## WHAT THIS TASK INVOLVES
Check each line of the records below and collect those that include the word "chart".

## INFORMATION GIVEN
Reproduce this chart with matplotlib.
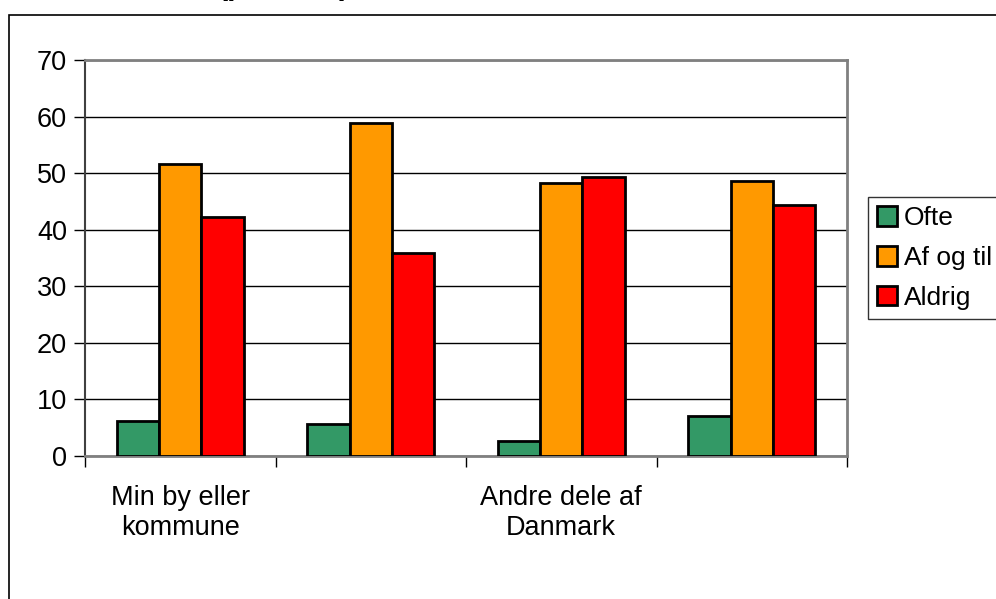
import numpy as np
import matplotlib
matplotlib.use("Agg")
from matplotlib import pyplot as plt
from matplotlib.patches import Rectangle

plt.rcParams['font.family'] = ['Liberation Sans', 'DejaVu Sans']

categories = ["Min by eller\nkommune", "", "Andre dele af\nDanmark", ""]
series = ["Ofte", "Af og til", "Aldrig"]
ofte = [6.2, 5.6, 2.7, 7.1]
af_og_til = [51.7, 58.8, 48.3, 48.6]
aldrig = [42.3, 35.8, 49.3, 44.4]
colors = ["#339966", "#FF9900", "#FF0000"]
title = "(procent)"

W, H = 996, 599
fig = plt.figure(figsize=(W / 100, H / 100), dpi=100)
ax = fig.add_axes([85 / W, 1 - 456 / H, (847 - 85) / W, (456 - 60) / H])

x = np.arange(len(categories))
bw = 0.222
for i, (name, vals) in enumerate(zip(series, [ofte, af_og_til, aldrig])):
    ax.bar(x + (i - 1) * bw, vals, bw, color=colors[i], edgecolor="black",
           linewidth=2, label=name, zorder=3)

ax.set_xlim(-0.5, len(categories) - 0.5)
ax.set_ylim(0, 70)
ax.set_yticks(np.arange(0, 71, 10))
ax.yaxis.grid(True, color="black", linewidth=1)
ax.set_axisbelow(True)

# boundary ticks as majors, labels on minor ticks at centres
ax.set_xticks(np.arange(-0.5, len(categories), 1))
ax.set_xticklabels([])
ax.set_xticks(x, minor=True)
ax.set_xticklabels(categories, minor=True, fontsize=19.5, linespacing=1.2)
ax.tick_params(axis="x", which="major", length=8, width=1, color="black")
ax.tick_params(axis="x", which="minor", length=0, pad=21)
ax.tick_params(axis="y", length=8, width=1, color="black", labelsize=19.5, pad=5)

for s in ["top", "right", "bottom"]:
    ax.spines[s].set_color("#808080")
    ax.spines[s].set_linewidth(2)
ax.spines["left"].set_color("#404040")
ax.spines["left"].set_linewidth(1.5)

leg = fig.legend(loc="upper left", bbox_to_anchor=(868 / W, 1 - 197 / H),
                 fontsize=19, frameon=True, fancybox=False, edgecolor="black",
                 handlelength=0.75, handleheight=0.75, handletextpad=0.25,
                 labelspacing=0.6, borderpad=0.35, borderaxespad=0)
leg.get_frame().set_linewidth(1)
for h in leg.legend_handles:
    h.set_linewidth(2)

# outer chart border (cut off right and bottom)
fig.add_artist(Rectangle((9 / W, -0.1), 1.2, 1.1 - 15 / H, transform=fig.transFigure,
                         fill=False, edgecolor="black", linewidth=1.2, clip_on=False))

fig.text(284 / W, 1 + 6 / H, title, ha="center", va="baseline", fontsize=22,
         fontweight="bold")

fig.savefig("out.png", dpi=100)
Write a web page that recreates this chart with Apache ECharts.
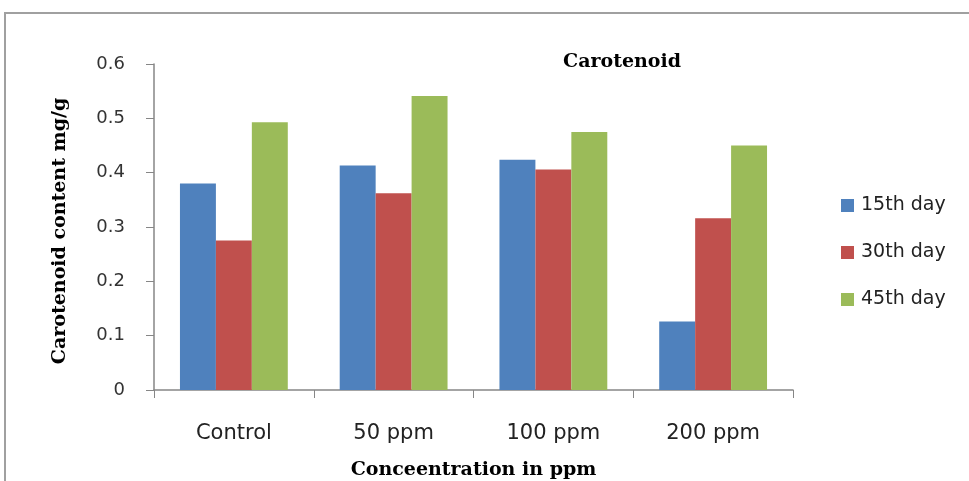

## ANSWER
Reproduce this chart with matplotlib.
# outer chart border (cut off right and bottom)
Write a web page that recreates this chart with Apache ECharts.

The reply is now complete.